-- start PROVIDED RECORDS --

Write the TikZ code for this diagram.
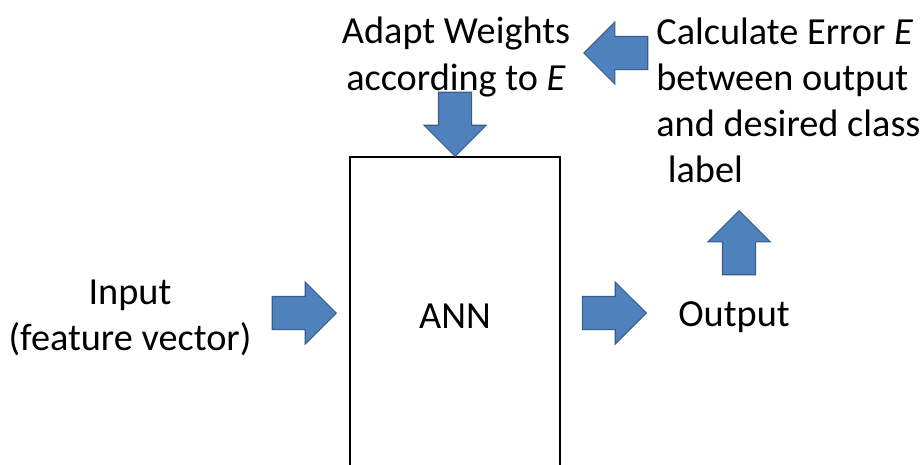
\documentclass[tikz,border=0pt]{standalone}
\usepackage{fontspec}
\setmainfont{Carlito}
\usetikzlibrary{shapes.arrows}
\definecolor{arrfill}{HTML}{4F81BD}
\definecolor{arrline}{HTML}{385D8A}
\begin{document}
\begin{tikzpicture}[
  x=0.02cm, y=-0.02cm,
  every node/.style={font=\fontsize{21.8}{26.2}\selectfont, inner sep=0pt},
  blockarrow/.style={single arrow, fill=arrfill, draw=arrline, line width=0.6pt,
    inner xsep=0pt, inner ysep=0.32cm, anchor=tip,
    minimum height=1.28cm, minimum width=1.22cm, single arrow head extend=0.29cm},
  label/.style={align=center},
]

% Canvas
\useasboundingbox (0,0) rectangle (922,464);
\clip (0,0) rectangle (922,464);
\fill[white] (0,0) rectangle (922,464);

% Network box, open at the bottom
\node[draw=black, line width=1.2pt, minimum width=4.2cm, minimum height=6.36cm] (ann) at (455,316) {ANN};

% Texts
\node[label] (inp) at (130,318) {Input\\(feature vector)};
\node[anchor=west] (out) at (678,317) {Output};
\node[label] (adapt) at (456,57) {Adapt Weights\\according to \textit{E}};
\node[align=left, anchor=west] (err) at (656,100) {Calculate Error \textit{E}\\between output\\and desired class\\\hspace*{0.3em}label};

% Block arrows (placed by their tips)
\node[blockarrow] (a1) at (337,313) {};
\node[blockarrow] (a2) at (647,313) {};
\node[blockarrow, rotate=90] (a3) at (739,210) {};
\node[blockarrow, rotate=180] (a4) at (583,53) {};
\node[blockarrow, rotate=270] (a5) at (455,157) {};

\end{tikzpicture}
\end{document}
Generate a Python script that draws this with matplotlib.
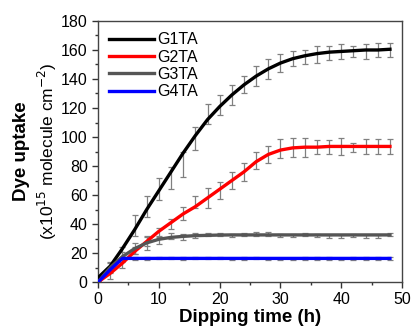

-- end PROVIDED RECORDS --

EXERCISE REQUIREMENTS —
Reproduce the material above in full and without alteration, but skip all pictures.

EXERCISE ANSWER —
Write the TikZ code for this diagram.
\documentclass[tikz,border=0pt]{standalone}
\usepackage{fontspec}
\setmainfont{Carlito}
\usetikzlibrary{shapes.arrows}
\definecolor{arrfill}{HTML}{4F81BD}
\definecolor{arrline}{HTML}{385D8A}
\begin{document}
\begin{tikzpicture}[
  x=0.02cm, y=-0.02cm,
  every node/.style={font=\fontsize{21.8}{26.2}\selectfont, inner sep=0pt},
  blockarrow/.style={single arrow, fill=arrfill, draw=arrline, line width=0.6pt,
    inner xsep=0pt, inner ysep=0.32cm, anchor=tip,
    minimum height=1.28cm, minimum width=1.22cm, single arrow head extend=0.29cm},
  label/.style={align=center},
]

% Canvas
\useasboundingbox (0,0) rectangle (922,464);
\clip (0,0) rectangle (922,464);
\fill[white] (0,0) rectangle (922,464);

% Network box, open at the bottom
\node[draw=black, line width=1.2pt, minimum width=4.2cm, minimum height=6.36cm] (ann) at (455,316) {ANN};

% Texts
\node[label] (inp) at (130,318) {Input\\(feature vector)};
\node[anchor=west] (out) at (678,317) {Output};
\node[label] (adapt) at (456,57) {Adapt Weights\\according to \textit{E}};
\node[align=left, anchor=west] (err) at (656,100) {Calculate Error \textit{E}\\between output\\and desired class\\\hspace*{0.3em}label};

% Block arrows (placed by their tips)
\node[blockarrow] (a1) at (337,313) {};
\node[blockarrow] (a2) at (647,313) {};
\node[blockarrow, rotate=90] (a3) at (739,210) {};
\node[blockarrow, rotate=180] (a4) at (583,53) {};
\node[blockarrow, rotate=270] (a5) at (455,157) {};

\end{tikzpicture}
\end{document}
Generate a Python script that draws this with matplotlib.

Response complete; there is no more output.